TASK GOAL:
Write each line of the material exactly as given, from the top through the line that contains "11.5, 8.7, 23.5];", and omit all pictures.
>>>
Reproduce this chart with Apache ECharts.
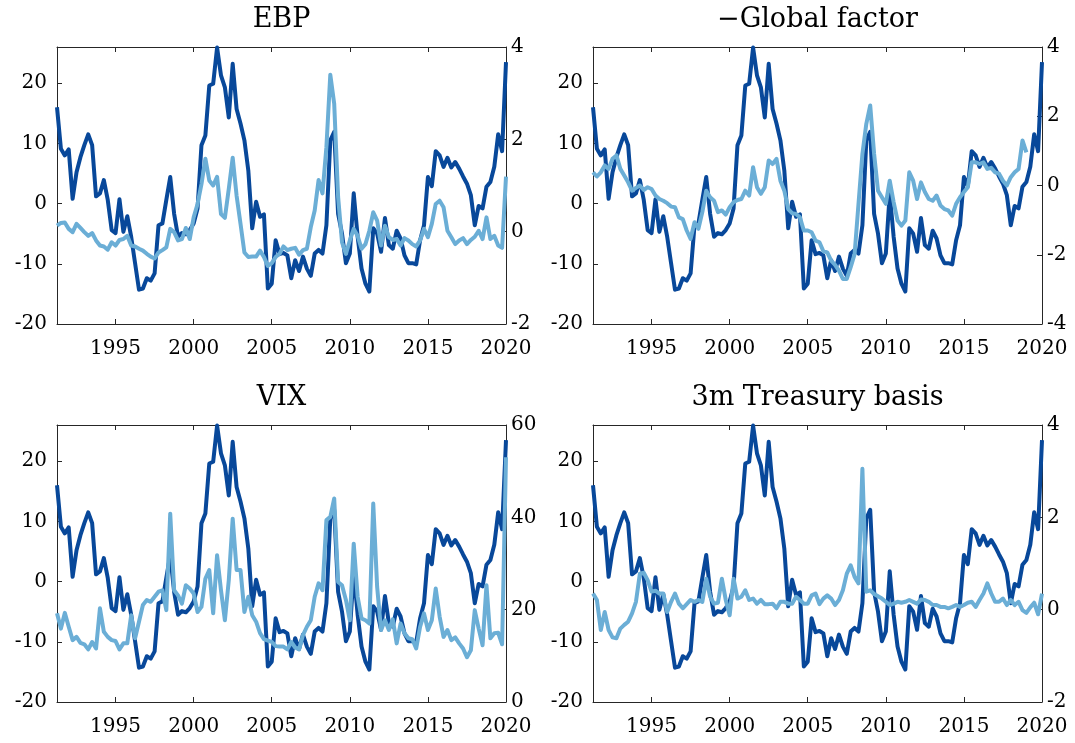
<!DOCTYPE html>
<html>
<head>
<meta charset="utf-8">
<script src="https://cdn.jsdelivr.net/npm/echarts@6/dist/echarts.min.js"></script>
<style>html,body{margin:0;padding:0;background:#fff}#c{width:1075px;height:743px}</style>
</head>
<body>
<div id="c"></div>
<script>
// ---- data (quarterly, 1991Q2 .. 2020Q1) ----
const startYear = 1991.25;
const yearTicks = [1995, 2000, 2005, 2010, 2015, 2020];
const leftTicks = [-20, -10, 0, 10, 20];
const titles = ['EBP', '\u2212Global factor', 'VIX', '3m Treasury basis'];

const darkSeries = [16.0, 9.1, 8.0, 9.0, 0.8, 5.2, 7.7, 9.7, 11.5, 9.7, 1.2, 1.7, 3.9, 0.6, -4.4, -4.9, 0.7, -4.7, -2.1, -5.5, -9.9, -14.3, -14.1, -12.4, -12.8, -11.6, -3.6, -3.3, 0.6, 4.4, -1.7, -5.5, -4.9, -5.1, -4.4, -3.3, -0.8, 9.7, 11.3, 19.6, 19.9, 25.9, 21.3, 19.3, 14.3, 23.2, 15.7, 13.3, 10.5, 5.5, -4.1, 0.3, -2.2, -1.8, -14.1, -13.3,
  -6.1, -8.4, -8.2, -8.6, -12.4, -9.4, -11.2, -8.8, -10.8, -12.0, -8.3, -7.7, -8.3, -3.6, 10.5, 11.9, -1.7, -5.0, -9.9, -8.3, 1.7, -5.5, -10.8, -13.3, -14.6, -4.1, -5.0, -8.0, -2.4, -6.9, -7.5, -4.5, -5.8, -8.6, -9.9, -9.9, -10.1, -6.1, -3.6, 4.4, 2.9, 8.7, 8.0, 6.1, 7.6, 6.0, 6.9, 5.8, 4.5, 3.3, 1.4, -3.6, -0.4, -0.8, 2.8, 3.6, 6.1, 11.5, 8.7, 23.5];

const ebp = [0.13, 0.19, 0.20, 0.06, -0.01, 0.17, 0.08, -0.01, -0.09, -0.03, -0.19, -0.30, -0.32, -0.39, -0.23, -0.30, -0.18, -0.16, -0.09, -0.30, -0.32, -0.37, -0.41, -0.48, -0.54, -0.58, -0.45, -0.40, -0.34, 0.06, -0.01, -0.19, -0.16, 0.08, -0.16, 0.31, 0.60, 1.03, 1.58, 1.11, 1.00, 1.19, 0.38, 0.30, 0.93, 1.60, 0.78, 0.17, -0.45, -0.55, -0.54, -0.54, -0.41, -0.55, -0.74, -0.68,
  -0.55, -0.48, -0.32, -0.40, -0.37, -0.35, -0.50, -0.40, -0.37, 0.10, 0.46, 1.12, 0.83, 1.83, 3.40, 2.77, 0.75, -0.23, -0.48, -0.19, 0.06, -0.09, -0.37, -0.27, 0.02, 0.42, 0.24, -0.30, 0.13, -0.12, -0.18, -0.16, -0.30, -0.14, -0.19, -0.27, -0.32, -0.19, 0.06, -0.12, 0.17, 0.60, 0.67, 0.53, 0.02, -0.12, -0.27, -0.19, -0.14, -0.27, -0.18, -0.11, 0.02, -0.16, 0.31, -0.16, -0.09, -0.30, -0.35, 1.19];

const globalFactor = [0.38, 0.26, 0.38, 0.58, 0.48, 0.77, 0.87, 0.48, 0.29, 0.09, -0.15, -0.07, 0.00, -0.13, -0.05, -0.10, -0.29, -0.39, -0.44, -0.51, -0.61, -0.63, -0.92, -0.97, -1.30, -1.54, -1.06, -1.25, -0.77, -0.15, -0.34, -0.44, -0.77, -0.72, -0.84, -0.63, -0.48, -0.42, -0.39, -0.15, -0.29, 0.53, -0.05, -0.24, -0.05, 0.72, 0.62, 0.77, 0.14, -0.15, -0.68, -0.80, -0.82, -0.92, -1.30, -1.30,
  -1.35, -1.59, -1.64, -1.90, -1.93, -2.17, -2.29, -2.46, -2.70, -2.70, -2.36, -1.98, -0.53, 0.91, 1.78, 2.31, 0.91, -0.15, -0.34, -0.53, 0.14, -0.48, -1.01, -1.16, -1.01, 0.38, 0.14, -0.39, 0.09, -0.19, -0.39, -0.44, -0.29, -0.58, -0.68, -0.72, -0.87, -0.53, -0.34, -0.19, -0.05, 0.67, 0.67, 0.62, 0.67, 0.48, 0.51, 0.38, 0.34, 0.14, 0.00, 0.24, 0.38, 0.48, 1.30, 0.96];

const vix = [19.2, 15.9, 19.3, 16.3, 13.4, 14.1, 12.8, 12.5, 11.4, 13.0, 11.6, 20.3, 15.2, 14.1, 13.4, 13.2, 11.4, 12.7, 12.7, 18.8, 13.8, 17.4, 21.0, 22.1, 21.7, 22.8, 23.9, 24.2, 19.9, 40.8, 24.2, 23.1, 21.3, 25.3, 24.6, 23.5, 19.5, 20.6, 26.7, 28.6, 19.2, 31.8, 24.2, 17.7, 26.4, 39.7, 28.6, 28.6, 19.5, 22.8, 18.8, 17.4, 14.9, 13.6, 13.3, 13.0,
  12.1, 12.0, 12.0, 11.4, 13.0, 11.8, 11.4, 14.5, 16.3, 17.7, 22.8, 25.7, 24.2, 39.4, 40.1, 44.1, 26.0, 25.3, 22.1, 17.7, 34.3, 22.8, 18.1, 17.7, 17.0, 43.0, 24.9, 15.6, 17.7, 15.6, 17.9, 12.7, 17.0, 14.9, 13.8, 13.6, 11.6, 16.3, 19.2, 15.6, 17.7, 24.6, 18.5, 14.1, 15.6, 13.4, 14.0, 12.7, 11.6, 9.7, 11.2, 19.9, 15.9, 12.3, 25.3, 13.8, 14.9, 15.0, 12.5, 53.0];

const tbasis = [0.35, 0.21, -0.44, -0.05, -0.44, -0.60, -0.62, -0.41, -0.33, -0.26, -0.08, 0.17, 0.78, 0.80, 0.64, 0.39, 0.41, 0.35, 0.35, -0.05, 0.17, 0.35, 0.13, 0.03, 0.12, 0.21, 0.17, 0.21, 0.17, 0.67, 0.28, 0.13, 0.15, 0.67, 0.21, -0.12, 0.67, 0.24, 0.28, 0.42, 0.21, 0.24, 0.13, 0.21, 0.12, 0.12, 0.13, 0.03, 0.17, 0.17, 0.13, 0.13, 0.28, 0.21, 0.13, 0.13,
  0.31, 0.35, 0.12, 0.24, 0.31, 0.24, 0.10, 0.21, 0.42, 0.78, 0.96, 0.71, 0.57, 3.05, 0.39, 0.42, 0.34, 0.29, 0.24, 0.17, 0.10, 0.13, 0.17, 0.15, 0.17, 0.21, 0.17, 0.13, 0.22, 0.21, 0.17, 0.10, 0.10, 0.06, 0.06, 0.03, 0.06, 0.10, 0.06, 0.10, 0.15, 0.17, 0.06, 0.21, 0.35, 0.57, 0.35, 0.17, 0.17, 0.24, 0.10, 0.21, 0.10, 0.17, -0.01, -0.07, 0.05, 0.15, -0.10, 0.35];

const rightRanges = [[-2, 4, 2], [-4, 4, 2], [0, 60, 20], [-2, 4, 2]];
const lightSeries = [ebp, globalFactor, vix, tbasis];

// ---- chart ----
const FONT = 'DejaVu Serif';
const FS = 20;
const TFS = 27;
const DARK = '#08489a';
const LIGHT = '#6baed6';
const AX = '#262626';
const grids = [
  {left: 57, top: 47, width: 449, height: 277},
  {left: 593, top: 47, width: 449, height: 277},
  {left: 57, top: 425, width: 449, height: 277},
  {left: 593, top: 425, width: 449, height: 277}
];
function toPairs(arr) { return arr.map((v, i) => [startYear + i * 0.25, v]); }
function rng(a, b, s) { const r = []; for (let v = a; v <= b + 1e-9; v += s) r.push(v); return r; }

const xAxis = [], yAxis = [], series = [], graphic = [];
grids.forEach((g, i) => {
  const common = {type: 'value', gridIndex: i, min: startYear, max: 2020, splitLine: {show: false},
    axisLine: {show: true, onZero: false, lineStyle: {color: AX, width: 1}}};
  xAxis.push(Object.assign({}, common, {position: 'bottom',
    axisTick: {show: true, inside: true, length: 5, customValues: yearTicks, lineStyle: {color: AX}},
    axisLabel: {show: true, customValues: yearTicks, formatter: v => String(v), color: '#000', fontFamily: FONT, fontSize: FS, margin: 15}}));
  xAxis.push(Object.assign({}, common, {position: 'top',
    axisTick: {show: true, inside: true, length: 5, customValues: yearTicks, lineStyle: {color: AX}},
    axisLabel: {show: false}}));
  yAxis.push({type: 'value', gridIndex: i, position: 'left', min: -20, max: 26, splitLine: {show: false},
    axisLine: {show: true, onZero: false, lineStyle: {color: AX, width: 1}},
    axisTick: {show: true, inside: true, length: 5, customValues: leftTicks, lineStyle: {color: AX}},
    axisLabel: {customValues: leftTicks, formatter: v => String(v), color: '#000', fontFamily: FONT, fontSize: FS, margin: 10}});
  const rr = rightRanges[i];
  const rt = rng(rr[0], rr[1], rr[2]);
  yAxis.push({type: 'value', gridIndex: i, position: 'right', min: rr[0], max: rr[1], interval: rr[2], splitLine: {show: false},
    axisLine: {show: true, onZero: false, lineStyle: {color: AX, width: 1}},
    axisTick: {show: true, inside: true, length: 5, customValues: rt, lineStyle: {color: AX}},
    axisLabel: {customValues: rt, formatter: v => String(v), color: '#000', fontFamily: FONT, fontSize: FS, margin: 5}});
  series.push({type: 'line', xAxisIndex: 2 * i, yAxisIndex: 2 * i, data: toPairs(darkSeries), showSymbol: false,
    lineStyle: {color: DARK, width: 4, join: 'round'}, z: 2, animation: false});
  series.push({type: 'line', xAxisIndex: 2 * i, yAxisIndex: 2 * i + 1, data: toPairs(lightSeries[i]), showSymbol: false,
    lineStyle: {color: LIGHT, width: 4, join: 'round'}, z: 3, animation: false});
  graphic.push({type: 'text', x: g.left + g.width / 2, y: g.top - 27, z: 10,
    style: {text: titles[i], textAlign: 'center', textVerticalAlign: 'middle', font: TFS + 'px "' + FONT + '"', fill: '#000'}});
});

const chart = echarts.init(document.getElementById('c'), null, {renderer: 'canvas'});
chart.setOption({animation: false, backgroundColor: '#fff', grid: grids.map(g => Object.assign({containLabel: false}, g)),
  xAxis, yAxis, series, graphic});
</script>
</body>
</html>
<<<
WRITTEN RESPONSE:
Reproduce this chart with Apache ECharts.
<!DOCTYPE html>
<html>
<head>
<meta charset="utf-8">
<script src="https://cdn.jsdelivr.net/npm/echarts@6/dist/echarts.min.js"></script>
<style>html,body{margin:0;padding:0;background:#fff}#c{width:1075px;height:743px}</style>
</head>
<body>
<div id="c"></div>
<script>
// ---- data (quarterly, 1991Q2 .. 2020Q1) ----
const startYear = 1991.25;
const yearTicks = [1995, 2000, 2005, 2010, 2015, 2020];
const leftTicks = [-20, -10, 0, 10, 20];
const titles = ['EBP', '\u2212Global factor', 'VIX', '3m Treasury basis'];

const darkSeries = [16.0, 9.1, 8.0, 9.0, 0.8, 5.2, 7.7, 9.7, 11.5, 9.7, 1.2, 1.7, 3.9, 0.6, -4.4, -4.9, 0.7, -4.7, -2.1, -5.5, -9.9, -14.3, -14.1, -12.4, -12.8, -11.6, -3.6, -3.3, 0.6, 4.4, -1.7, -5.5, -4.9, -5.1, -4.4, -3.3, -0.8, 9.7, 11.3, 19.6, 19.9, 25.9, 21.3, 19.3, 14.3, 23.2, 15.7, 13.3, 10.5, 5.5, -4.1, 0.3, -2.2, -1.8, -14.1, -13.3,
  -6.1, -8.4, -8.2, -8.6, -12.4, -9.4, -11.2, -8.8, -10.8, -12.0, -8.3, -7.7, -8.3, -3.6, 10.5, 11.9, -1.7, -5.0, -9.9, -8.3, 1.7, -5.5, -10.8, -13.3, -14.6, -4.1, -5.0, -8.0, -2.4, -6.9, -7.5, -4.5, -5.8, -8.6, -9.9, -9.9, -10.1, -6.1, -3.6, 4.4, 2.9, 8.7, 8.0, 6.1, 7.6, 6.0, 6.9, 5.8, 4.5, 3.3, 1.4, -3.6, -0.4, -0.8, 2.8, 3.6, 6.1, 11.5, 8.7, 23.5];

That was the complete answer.